530	- Cold node	contains indirect node blocks
531	- Hot data	contains dentry blocks
532	- Warm data	contains data blocks except hot and cold data blocks
533	- Cold data	contains multimedia data or migrated data blocks
534	
535	LFS has two schemes for free space management: threaded log and copy-and-compac-
536	tion. The copy-and-compaction scheme which is known as cleaning, is well-suited
537	for devices showing very good sequential write performance, since free segments
538	are served all the time for writing new data. However, it suffers from cleaning
539	overhead under high utilization. Contrarily, the threaded log scheme suffers
540	from random writes, but no cleaning process is needed. F2FS adopts a hybrid
541	scheme where the copy-and-compaction scheme is adopted by default, but the
542	policy is dynamically changed to the threaded log scheme according to the file
543	system status.
544	
545	In order to align F2FS with underlying flash-based storage, F2FS allocates a
546	segment in a unit of section. F2FS expects that the section size would be the
547	same as the unit size of garbage collection in FTL. Furthermore, with respect
548	to the mapping granularity in FTL, F2FS allocates each section of the active
549	logs from different zones as much as possible, since FTL can write the data in
550	the active logs into one allocation unit according to its mapping granularity.
551	
552	Cleaning process
553	----------------
554	
555	F2FS does cleaning both on demand and in the background. On-demand cleaning is
556	triggered when there are not enough free segments to serve VFS calls. Background
557	cleaner is operated by a kernel thread, and triggers the cleaning job when the
558	system is idle.
559	
560	F2FS supports two victim selection policies: greedy and cost-benefit algorithms.

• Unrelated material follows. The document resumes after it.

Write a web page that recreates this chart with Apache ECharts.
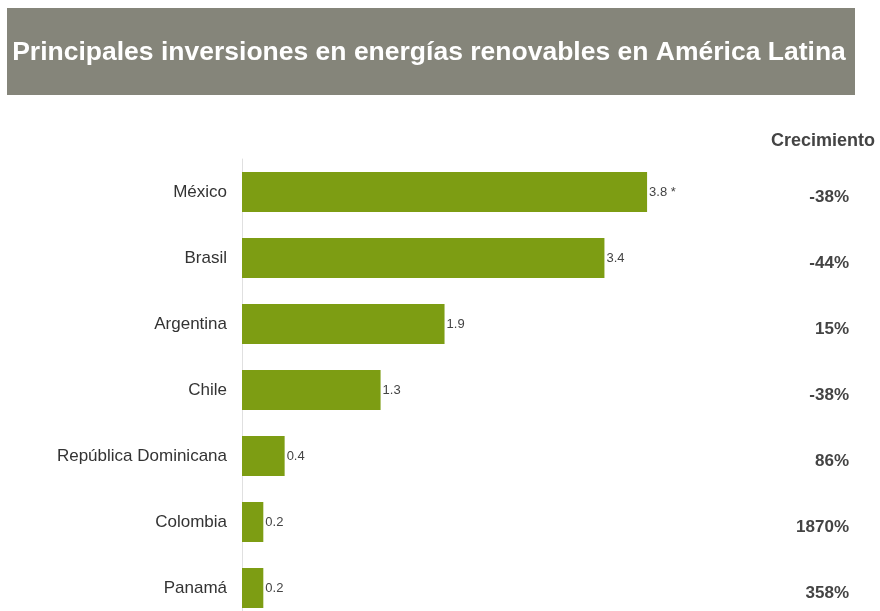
<!DOCTYPE html>
<html>
<head>
<meta charset="utf-8">
<script src="https://cdn.jsdelivr.net/npm/echarts@6/dist/echarts.min.js"></script>
<style>
  html, body { margin: 0; padding: 0; background: #fff; }
  #main { width: 880px; height: 611px; }
</style>
</head>
<body>
<div id="main"></div>
<script>
// datos
var paises = ['México', 'Brasil', 'Argentina', 'Chile', 'República Dominicana', 'Colombia', 'Panamá'];
var inversion = [3.8, 3.4, 1.9, 1.3, 0.4, 0.2, 0.2];
var etiquetas = ['3.8 *', '3.4', '1.9', '1.3', '0.4', '0.2', '0.2'];
var crecimiento = ['-38%', '-44%', '15%', '-38%', '86%', '1870%', '358%'];

var myChart = echarts.init(document.getElementById('main'));

var option = {
    backgroundColor: '#fff',
    animation: false,
    // caja del título
    graphic: [
        {
            type: 'rect',
            shape: { x: 7, y: 8, width: 848, height: 87 },
            style: { fill: '#85857a' }
        },
        {
            type: 'text',
            x: 429, y: 53,
            style: {
                text: 'Principales inversiones en energías renovables en América Latina',
                fill: '#fff',
                font: 'bold 26.5px "Liberation Sans", Arial, sans-serif',
                align: 'center',
                verticalAlign: 'middle'
            }
        },
        {
            type: 'text',
            x: 823, y: 141,
            style: {
                text: 'Crecimiento',
                fill: '#444',
                font: 'bold 18px "Liberation Sans", Arial, sans-serif',
                align: 'center',
                verticalAlign: 'middle'
            }
        }
    ],
    grid: {
        left: 242,
        right: 105,
        top: 159,
        height: 462,
        outerBoundsMode: 'none'
    },
    xAxis: {
        type: 'value',
        min: 0,
        max: 5,
        show: false
    },
    yAxis: [
        {
            type: 'category',
            inverse: true,
            data: paises,
            axisLine: { show: true, lineStyle: { color: '#e0e0e0', width: 1 } },
            axisTick: { show: false },
            axisLabel: {
                color: '#333',
                fontSize: 17,
                fontFamily: '"Liberation Sans", Arial, sans-serif',
                margin: 15
            }
        },
        {
            type: 'category',
            inverse: true,
            position: 'right',
            data: crecimiento,
            axisLine: { show: false },
            axisTick: { show: false },
            axisLabel: {
                color: '#444',
                fontSize: 17,
                fontWeight: 'bold',
                fontFamily: '"Liberation Sans", Arial, sans-serif',
                align: 'right',
                verticalAlign: 'top',
                lineHeight: 10,
                margin: 74
            }
        }
    ],
    series: [
        {
            type: 'bar',
            data: inversion,
            barWidth: 40,
            itemStyle: { color: '#7d9d13' },
            label: {
                show: true,
                position: 'right',
                distance: 2,
                color: '#444',
                fontSize: 13,
                fontFamily: '"Liberation Sans", Arial, sans-serif',
                formatter: function (p) { return etiquetas[p.dataIndex]; }
            }
        }
    ]
};

myChart.setOption(option, true);
</script>
</body>
</html>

561	In the greedy algorithm, F2FS selects a victim segment having the smallest number
562	of valid blocks. In the cost-benefit algorithm, F2FS selects a victim segment
563	according to the segment age and the number of valid blocks in order to address
564	log block thrashing problem in the greedy algorithm. F2FS adopts the greedy
565	algorithm for on-demand cleaner, while background cleaner adopts cost-benefit
566	algorithm.
567	
568	In order to identify whether the data in the victim segment are valid or not,
569	F2FS manages a bitmap. Each bit represents the validity of a block, and the
570	bitmap is composed of a bit stream covering whole blocks in main area.